A proposito di “famiglie”, delle loro difficoltà e disfunzioni, poche relazioni nella nostra epoca sono più problematiche di quella tra il genere umano e la natura di cui pure siamo tutti figli: ed è un nesso che emerge in modi differenti dal terzo gruppo di corti in gara al 15° Ca’ Foscari Short Film Festival (proiettati all’Auditorium Santa Margherita il 20 marzo e in replica il 22, ore 16, nello spazio In Paradiso).

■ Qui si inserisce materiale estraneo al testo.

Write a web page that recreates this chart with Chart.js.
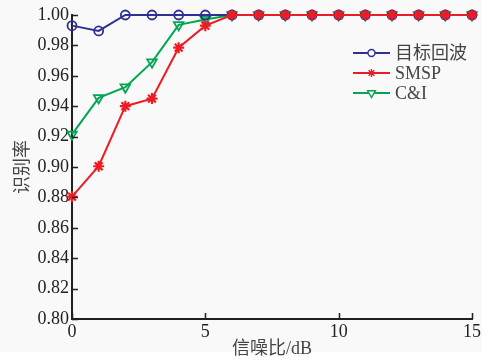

Co-protagonisti in molti di questi lavori sono non casualmente gli animali, a cominciare dal francese The Song of the Sheep (Le cantique des moutons), proveniente dalla Supinfocom Rubika e realizzato da Jules Marcel, Anaïs Castro de Angel, Juliette Bigo, Evan Lambert, Alex Le Ruyet, Jeanne Bigo e Anaïs Ledoux. In appena 8 minuti di crescendo onirico e grottesco, questa tragicommedia in animazione digitale fa a pezzi il mito oleografico di una vita bucolica, seguendo in un piccolo villaggio di montagna la caccia di un contadino alcolizzato a chi gli ha rubato da bere, tra amici-nemici reali o immaginati, pecore e montoni a quattro zampe o antropomorfi. Una parabola iper-etilica con tocchi da western parodico, che raggiunge punte dissacranti quasi buñueliane (anche il Crocifisso di una chiesa si ritroverà a parlare e inveire con una testa ovina).

È invece osservando una mucca che allatta il vitello che la dodicenne Mia trova un correlativo del suo legame con una madre da cui è stata forzatamente separata e che da settimane non riesce a contattare: siamo nel Pantanol brasiliano di My Mother Is a Cow (Minha mãe é uma vaca, Columbia University, School of the Arts), firmato da Moara Passoni, che segue la strada di un realismo magico rappreso in simboli onirico-religiosi, fra veli, corone di spine rifunzionalizzate e giaguari che incombono come la tigre di William Blake. Ma la vera minaccia è l’agire umano, che violenta e divora la terra una fiamma (infernale) dopo l’altra.
Dal Brasile all’Argentina, ma sempre in un’America Meridionale sotto attacco di interessi rapaci e autodistruttivi, la deforestazione è il macigno attorno a cui vagano i personaggi di Our Own Shadow (Nuestra sombra, dalla Kunsthochschule für Medien Köln – KHM, selezionato alla Quinzaine di Cannes): qui lo sguardo, per la regia di Agustina Sánchez Gavier, è tanto più corale, dividendo la scena fra diverse storie, generazioni e dolori che attendono e attraversano il buio di un’antonioniana eclissi. E che l’ambiente con le sue ferite sia il vero protagonista lo conferma l’indugiare della macchina da presa fra totali immersi nell’ombra di un presagio di fine del mondo e alberi che cedono sotto il fischio prolungato della sega elettrica: «Stanno prendendo tutta la foresta».
Il paesaggio e la sua fauna, fatta di galli silenziosi e cani che abbiano in notti che paiono eterne, hanno un ruolo chiave anche in Echoes of Silent Roosters (Gure oilarra kanporan da, ESCAC Films – Escola de Cinema i Audiovisuals de Catalunya), con cui Carlota Galilea ci offre uno spaccato malinconico di un popolo basco rurale in crisi d’identità, tra le ferite e crepe del passato e un futuro in cui ancora si fatica a entrare. Al centro, uno sconsolato perdersi e cercarsi, che ci offre uno dei finali più intensi visti sin qui al Concorso.

Lo scorrere talvolta impietoso del tempo informa di sé anche il polacco Here for You (Jestem, di Cezary Orłowski, Warsaw Film School), che torna al cuore del tema dominante di questo Short con il coming of age sentimentale di Bartek, un ragazzo con sindrome di Down figlio e collaboratore di un’impresaria funebre. Mentre quest’ultima, sapendosi prossima alla morte, cerca segretamente di filmare per lui un commiato che rimanga oltre l’autoritaria freddezza con cui abitualmente lo tratta, il ragazzo vive il suo breve ma non per questo effimero idillio con Sandra. Aprendo il corto a momenti di poesia tra Chaplin e Kaurismäki, dove i due innamorati ridisegnano la loro utopia di giocosa e anarchica complicità, anche sullo sfondo dei detriti e delle carcasse di uno sfasciacarrozze.